I am not averse to modernity and wholeheartedly embrace technology. However, as you amass more rings around your trunk, you realise that some aspects in life are newfangled and half-baked. Some may accuse me of being a laggard, but not all traditions should be abandoned in favour of change. Change for change’s sake can be futile and often renders ideas intrinsically obsolete.

I respect tradition. I lament the loss of innocent times, chivalry and good manners. Audemars Piguet have appealed to my sense of horological probity, creating a timepiece which pays due reverence to tradition whilst delivering a tasteful timepiece applicable to a new generation.
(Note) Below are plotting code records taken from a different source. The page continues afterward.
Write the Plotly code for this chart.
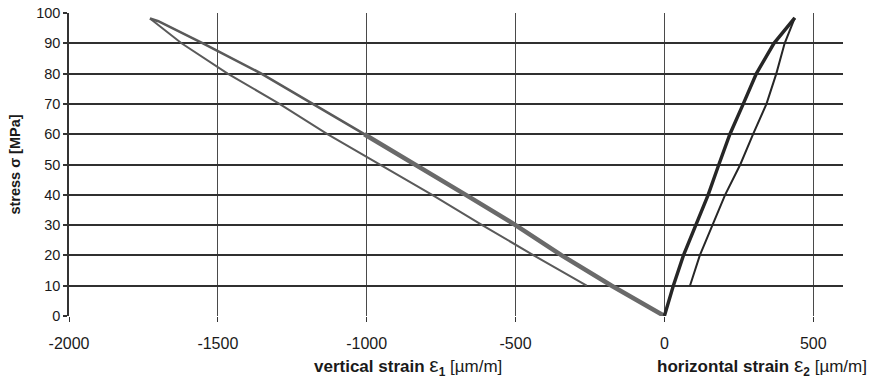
import plotly.graph_objects as go

# ---- data (strain in µm/m, stress in MPa) ----
vert_load_strain = [0, -177, -345, -500, -667, -841, -1008, -1182, -1354, -1550, -1700, -1728]
vert_load_stress = [0, 10, 20, 30, 40, 50, 60, 70, 80, 90, 97.3, 98.2]

vert_unload_strain = [-1728, -1622, -1467, -1293, -1132, -958, -780, -612, -439, -261]
vert_unload_stress = [98.2, 90, 80, 70, 60, 50, 40, 30, 20, 10]

hor_load_strain = [0, 30, 64, 105, 147, 183, 220, 265, 309, 368, 438]
hor_load_stress = [0, 10, 20, 30, 40, 50, 60, 70, 80, 90, 98.4]

hor_unload_strain = [438, 404, 376, 343, 298, 255, 204, 161, 119, 86]
hor_unload_stress = [98.4, 90, 80, 70, 60, 50, 40, 30, 20, 10]

x_ticks = [-2000, -1500, -1000, -500, 0, 500]
y_ticks = [0, 10, 20, 30, 40, 50, 60, 70, 80, 90, 100]

GRAY = "#5a5a5a"
DARK = "#262626"

fig = go.Figure()

# vertical strain: unloading (thin) and loading (thicker band near origin)
fig.add_trace(go.Scatter(x=vert_unload_strain, y=vert_unload_stress, mode="lines",
                         line=dict(color=GRAY, width=2), showlegend=False))
fig.add_trace(go.Scatter(x=vert_load_strain, y=vert_load_stress, mode="lines",
                         line=dict(color=GRAY, width=2.6), showlegend=False))
fig.add_trace(go.Scatter(x=vert_load_strain[:7], y=vert_load_stress[:7], mode="lines",
                         line=dict(color="#6a6a6a", width=4.5), showlegend=False))

# horizontal strain
fig.add_trace(go.Scatter(x=hor_unload_strain, y=hor_unload_stress, mode="lines",
                         line=dict(color=DARK, width=2), showlegend=False))
fig.add_trace(go.Scatter(x=hor_load_strain, y=hor_load_stress, mode="lines",
                         line=dict(color=DARK, width=3.4), showlegend=False))

FONT = "Liberation Sans, Arial, sans-serif"

fig.update_layout(
    width=870, height=381,
    margin=dict(l=69, r=27, t=13, b=65, autoexpand=False),
    paper_bgcolor="white", plot_bgcolor="white",
    font=dict(family=FONT, size=15, color="#1a1a1a"),
    xaxis=dict(range=[-2000, 600], tickvals=x_ticks, ticktext=[str(v) for v in x_ticks],
               showgrid=True, gridcolor="#4a4a4a", gridwidth=1,
               zeroline=False, showline=False, automargin=False,
               ticks="outside", ticklen=5, tickcolor="#333", tickwidth=1,
               ticklabelstandoff=8,
               tickfont=dict(size=16, family=FONT)),
    yaxis=dict(range=[0, 100], tickvals=y_ticks, automargin=False,
               showgrid=True, gridcolor="#303030", gridwidth=2,
               zeroline=False, showline=True, linecolor="#333", linewidth=1.5,
               ticks="outside", ticklen=4, tickcolor="#333", tickwidth=1.5,
               tickfont=dict(size=14.5, family=FONT),
               title=dict(text="<b>stress σ [MPa]</b>", font=dict(size=14.5, family=FONT),
                          standoff=12)),
)

fig.add_annotation(text="<b>vertical strain</b> <span style='font-size:21px'>ε</span><sub><b>1</b></sub> [µm/m]",
                   xref="paper", yref="paper", x=0.438, y=0, yanchor="middle",
                   yshift=-50, showarrow=False, font=dict(size=17, family=FONT, color="#1a1a1a"))
fig.add_annotation(text="<b>horizontal strain</b> <span style='font-size:21px'>ε</span><sub><b>2</b></sub> [µm/m]",
                   xref="paper", yref="paper", x=1.033, xanchor="right", y=0, yanchor="middle",
                   yshift=-50, showarrow=False, font=dict(size=17, family=FONT, color="#1a1a1a"))

fig.write_html("out.html")
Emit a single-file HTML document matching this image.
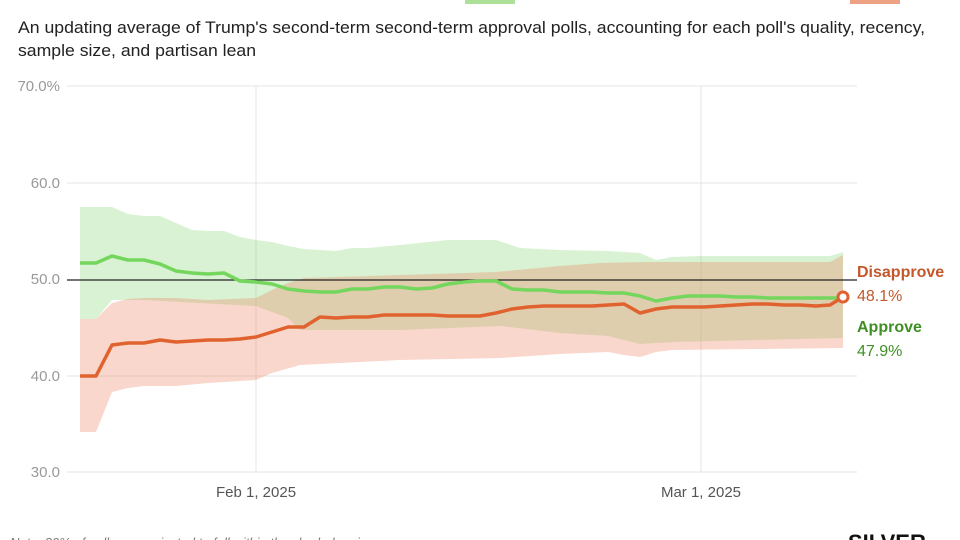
<!DOCTYPE html>
<html><head><meta charset="utf-8"><style>
html,body{margin:0;padding:0;background:#fff;width:960px;height:540px;overflow:hidden}
svg{display:block}
text{font-family:"Liberation Sans Narrow","Liberation Sans",sans-serif}
</style></head><body>
<svg width="960" height="540" viewBox="0 0 960 540">
<rect x="465" y="0" width="50" height="4" fill="#8ad46d" opacity="0.7"/>
<rect x="850" y="0" width="50" height="4" fill="#e57a4f" opacity="0.7"/>
<text x="18" y="33" font-size="17" fill="#222" textLength="907" lengthAdjust="spacingAndGlyphs" style="font-family:'Liberation Sans',sans-serif">An updating average of Trump's second-term second-term approval polls, accounting for each poll's quality, recency,</text>
<text x="18" y="56" font-size="17" fill="#222" textLength="238" lengthAdjust="spacingAndGlyphs" style="font-family:'Liberation Sans',sans-serif">sample size, and partisan lean</text>
<g stroke="#e4e4e4" stroke-width="1">
<line x1="67" y1="86" x2="857" y2="86"/>
<line x1="67" y1="183" x2="857" y2="183"/>
<line x1="67" y1="376" x2="857" y2="376"/>
<line x1="67" y1="472" x2="857" y2="472"/>
<line x1="256" y1="86" x2="256" y2="472"/>
<line x1="701" y1="86" x2="701" y2="472"/>
</g>
<g font-size="15" fill="#999" text-anchor="end">
<text x="60" y="91">70.0%</text>
<text x="60" y="188">60.0</text>
<text x="60" y="284">50.0</text>
<text x="60" y="381">40.0</text>
<text x="60" y="477">30.0</text>
</g>
<g font-size="15" fill="#555" text-anchor="middle">
<text x="256" y="497">Feb 1, 2025</text>
<text x="701" y="497">Mar 1, 2025</text>
</g>
<polygon fill="#8ad876" fill-opacity="0.32" points="80,207 112,207 128,214 144,216 160,216 176,223 192,230 208,231 224,231 240,237 256,240 272,242 288,246 304,249 320,250 336,251 352,248 368,248 400,245 448,240 496,240 520,248 560,250 608,251 640,253 656,260 672,257 700,256 830,256 843,252 843,338 672,342 640,344 608,336 560,333 500,326 400,330 300,330 288,318 256,306 144,300 112,300 96,319 80,319"/>
<polygon fill="#eb8260" fill-opacity="0.32" points="80,319 96,319 112,303 128,299 144,298 176,298 208,300 256,298 272,290 288,283 304,278 400,275 496,272 560,266 600,263 650,262 830,262 843,255 843,348 672,350 656,352 640,357 624,355 608,352 560,354 500,358 400,360 300,365 272,373 256,380 208,383 176,386 144,386 128,388 112,392 96,432 80,432"/>
<line x1="67" y1="280" x2="857" y2="280" stroke="#222" stroke-width="1.2"/>
<polyline fill="none" stroke="#74d65c" stroke-width="3.5" stroke-linejoin="round" points="80,263 96,263 112,256 128,260 144,260 160,264 176,271 192,273 208,274 224,273 240,281 256,282 272,284 288,289 304,291 320,292 336,292 352,289 368,289 384,287 400,287 416,289 432,288 448,284 464,282 480,281 496,281 512,289 528,290 544,290 560,292 576,292 592,292 608,293 624,293 640,296 656,301 672,298 688,296 704,296 720,296 736,297 752,297 768,298 784,298 800,298 816,298 843,298"/>
<polyline fill="none" stroke="#e0632f" stroke-width="3.5" stroke-linejoin="round" points="80,376 96,376 112,345 128,343 144,343 160,340 176,342 192,341 208,340 224,340 240,339 256,337 272,332 288,327 304,327 320,317 336,318 352,317 368,317 384,315 400,315 416,315 432,315 448,316 464,316 480,316 496,313 512,309 528,307 544,306 560,306 576,306 592,306 608,305 624,304 640,313 656,309 672,307 688,307 704,307 720,306 736,305 752,304 768,304 784,305 800,305 816,306 830,305 843,297"/>
<circle cx="843" cy="297" r="5" fill="#fff" stroke="#e0632f" stroke-width="3"/>
<text x="857" y="277" font-size="16" font-weight="bold" fill="#c4582b">Disapprove</text>
<text x="857" y="301" font-size="16" fill="#c4582b">48.1%</text>
<text x="857" y="332" font-size="16" font-weight="bold" fill="#3f8f24">Approve</text>
<text x="857" y="356" font-size="16" fill="#3f8f24">47.9%</text>
<text x="10" y="547" font-size="13" font-style="italic" fill="#777">Note: 80% of polls are projected to fall within the shaded regions</text>
<text x="848" y="550" font-size="22" font-weight="bold" fill="#111">SILVER</text>
</svg>
</body></html>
Audemars-Piguet-tradition-15160PT.OO.A092CR.01-02

Audemars Piguet Tradition Extra-Thin Selfwinding – Reference: 15160PT.OO.A092CR.01

  • Case: Platinum; dimensions 43.00 mm; height 6.60 mm; water resistant to 2 bar (20 metres); sapphire crystal to front and caseback.
  • Functions: Hours; minutes.
  • Movement: Calibre 2120, self-winding; frequency 19,800 vph (2.75 Hz); 36 jewels; power reserve 40 hours; 212 parts.
  • Strap: Hand-stitched crocodile strap with platinum AP folding clasp.

 

1 response

  1. I love the shape; the slightly squared case design makes it unique from the Patek Philippe of similar shape which I find boring. It is quite elegant with in platinum with the rose gold markers and the burgundy band.
    I have an AP from the 1990s that is of the traditional octagonal shape and the about 38 mm. It’s made of tantalum, darker and heavier than titanium. It has an 18K rose gold bezel, satin charcoal face and rose gold markers on a burgundy croc. band with deployant clasp. I love it. Do you think the more traditional size watches will ever come back? I just wonder if this beautiful watch is not at least 40 or 42 mm. is still a desirable piece. What is your opinion? Are the larger watches, of which I have a few, here to stay? Once they get beyond about 42 mm. I find them overstated.